Protect Your Credit Report
There is also another reason relating to your life after litigation. Let’s consider your credit report. You may not know it, but when a creditor or debt collector sells your debt to someone else, it should report that information on your credit report. That way, if the next company down the line reports you, it is clear that they are doing so on a debt that someone else previously owned. And this in turn prevents one “bad debt” from looking like several apparent bad debts. After reporting you initially and up to the point of charge off, the original creditor should not be adding information to your file. That is the right of the next person who obtains the debt. Another way of putting this is that only the person to whom the debt is currently owed has a right to report information about that debt.
Why is this important?
It’s important because if you force the debt collector to settle a debt as a dismissal “with prejudice,” you terminate the debt collector’s right to collect. You also end its right to report the debt as a debt. That is because it, and any subsequent owner of the debt, is bound by what is known as “res judicata” (or more commonly now called “collateral estoppel”). Basically what that means is that once a court has ruled on the validity of the debt – that ruling will apply no matter who later owns the debt.
What do you do with that?
Fair Credit Reporting Act
You may have heard of the Fair Credit Reporting Act, 15 U.S.C. Sec. 1681. This was a law initially designed to limit and reduce the abuses of the credit reporting agencies, which were running roughshod over consumer rights. In particular, the credit agencies would report false or disputed information which was damaging people in very real ways – and then ignore repeated requests to correct that information. The FCRA was an attempt to assert some kind of control over them. I will address this issue more fully some other time, but the law divides the reporting community into two groups: the agencies and “information suppliers.”

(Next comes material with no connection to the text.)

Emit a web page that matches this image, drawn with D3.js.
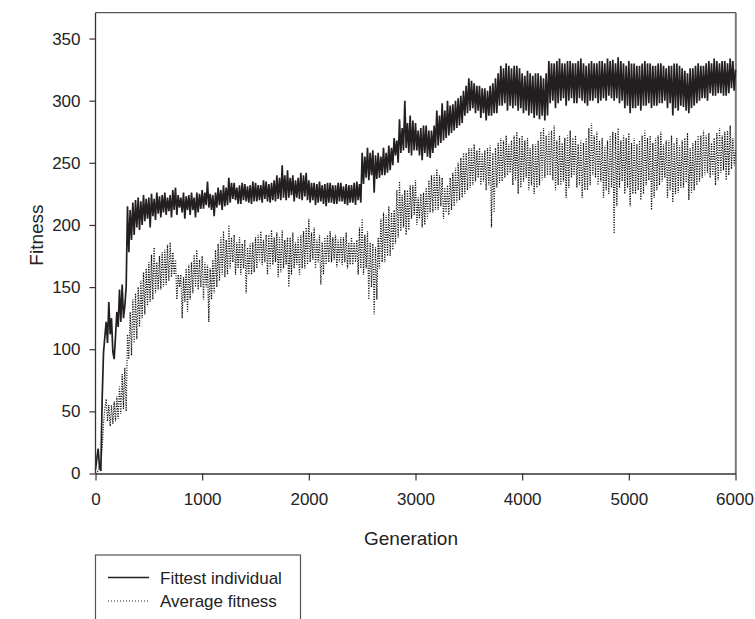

Debt Collectors Are Often Information Suppliers
The people who report debts to the credit reporting agencies are “information suppliers,” and while they have a legal duty to report that information truthfully, that duty is initially enforceable only by certain government agencies. In plain English – you can’t sue them for reporting information falsely. And, naturally, that is exactly what’s happening when you are falsely trashed in your report. But you do have a right.
Your Right against Information Suppliers
Your right against information suppliers is located in 15 U.S.C. Sec. 1681s-2(b). What this part of the law says is that:
1. In general
After receiving notice pursuant to section 1681i(a)(2) of this title of a dispute with regard to the completeness or accuracy of any information provided by a person to a consumer reporting agency, the person shall –
(A) conduct an investigation with respect to the disputed information;’
(B) review all relevant information provided by the consumer reporting agency pursuant to section 1681i(a)(2) of this title;
(C) report the results of the investigation to the consumer reporting agency; and
(D) If the investigation finds that the information is incomplete or inaccurate, report those results to all other consumer reporting agencies to which the person furnished the information and that compile and maintain files on consumers on a nationwide basis.
Your Rights under the FCRA
What this means in a practical sense is that if you win at trial and get the debt collector’s case dismissed, or if you force it to settle where its claims are dropped “with prejudice,” then you should consider following up with a request to the reporting agencies for your credit report. If the debt collector has reported you as owing, or if the original creditor has not reported the debt as sold, then you may want to file a dispute. It is the filing of the dispute that allows you to sue the information supplier for providing false information to the credit reporting agencies.
How it Works
Suppose you go through the litigation process and get the case dismissed with prejudice. Your next move might be to request a credit report from all the credit reporting agencies. Debt collectors do not necessarily provide information to all the agencies, and perhaps they provide different information to different agencies. In any event, get your report from each of them. Please check out this month’s scam report before you do this, however.
When you get the reports, you must read them carefully – do they reflect that the debt was sold? Has the debt collector filed reports saying that you still owe? If the answer to either or both of these questions is “yes,” then you can write to the credit reporting agency requesting that it reinvestigate and stating very specifically that you “dispute” the report and the debt. Don’t be coy about this – you get no points for style here – you need to dispute the report and insist on a correction.
This dispute is what triggers the responsibility of the credit reporting agency to conduct a reasonable “reinvestigation.” As part of this reinvestigation, the agency must ask the information supplier to investigate the information it is supplying. If the information supplier provides false information at this point, you can sue it under the Fair Credit Reporting Act as well as under “common law” (state law) theories like defamation. And this is where collateral estoppel comes back into play – because if they claim you owe the money even though they have dismissed the case with prejudice, they would be “estopped” from arguing that they were telling the truth if you sued them for defamation or false reports under the FCRA.
Sue the Credit Reporting Agencies?
I’ve never suggested that nonlawyers try to sue the credit reporting agencies. They’re hard to find and serve, hard to figure out and, at least at the last report I got, almost never give up. If you decide to go after the credit reporting agencies, you should strongly consider hiring a lawyer.